La terapia proposta da Tremonti non può funzionare perchè velleitaria e poco credibile. Come si può credere a chi grida “legge e ordine” e intanto fabbrica il cosiddetto scudo fiscale? E tuttavia l’uomo, nella rappresentazione del Sud, espone verità che la sinistra farebbe bene a non rimuovere come ha fatto finora.
1 commento:
Interessante la proposta che ti viene fatta nel commento precedente
e... meritata.
Tremonti parla di "legalità", ma
quando la Guardia di Finanza si è dichiarata pronta ad acchiappare alcuni grandi evasori fiscali dopo lunghe e complesse indagini facendo loro pagare quanto dovuto, ecco la legge! Confezionata su misura per accontentare tutti: lo Stato (che dovendo favorire la ripresa per ridurre la disoccupazione dovrebbe indebitarsi ulteriormente), gli imprenditori (pronti a far rientrare legittimandoli i profitti d'impresa, a pagare poche imposte e a evitare il ricorso alle banche) i cittadini (che trarrebbero beneficio dalla ripresa economica).Per quanto riguarda i cittadini l'analisi dovrebbe tener conto di altri elementi.

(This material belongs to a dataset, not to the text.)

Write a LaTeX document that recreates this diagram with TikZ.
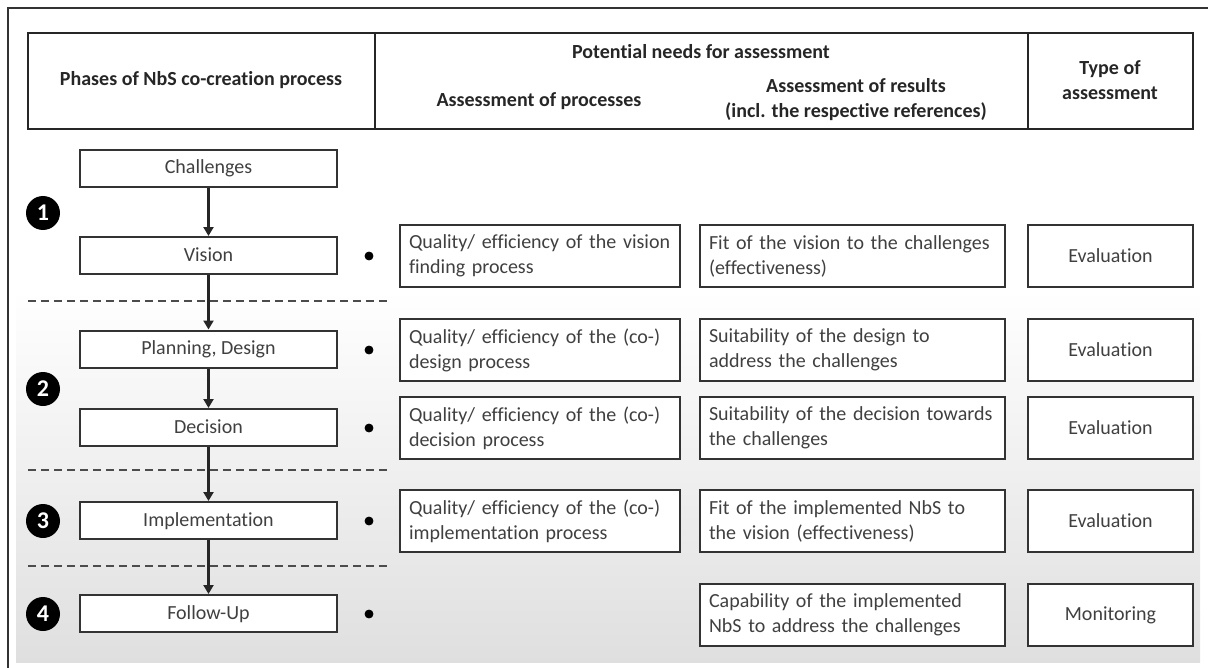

Si chiama "Scudo fiscale", ma non ci proteggerà dall'ingiustizia...
E Tremonti che sbraita contro le banche, non lo fa per tutelare le piccole imprese o i cittadini bisognosi di credito, ma per asservirle alla politica, favorendo alcuni imprenditori (quali mai saranno?)a danno di altri. E le banche che, come abbiamo appena visto, hanno la forza sufficiente per ricattare i governi, non ci stanno. Per questo motivo il nostro Tremonti attacca le banche.
Bocca, giornalista che amo molto, mi ha insegnato "a seguire la via dei soldi" per scoprire la verità.
Il consiglio si è rivelato prezioso nella terra dei "gattopardi" dove tutto è diverso, ma nulla o quasi è cambiato.
A risentirci e complimenti per l'articolo.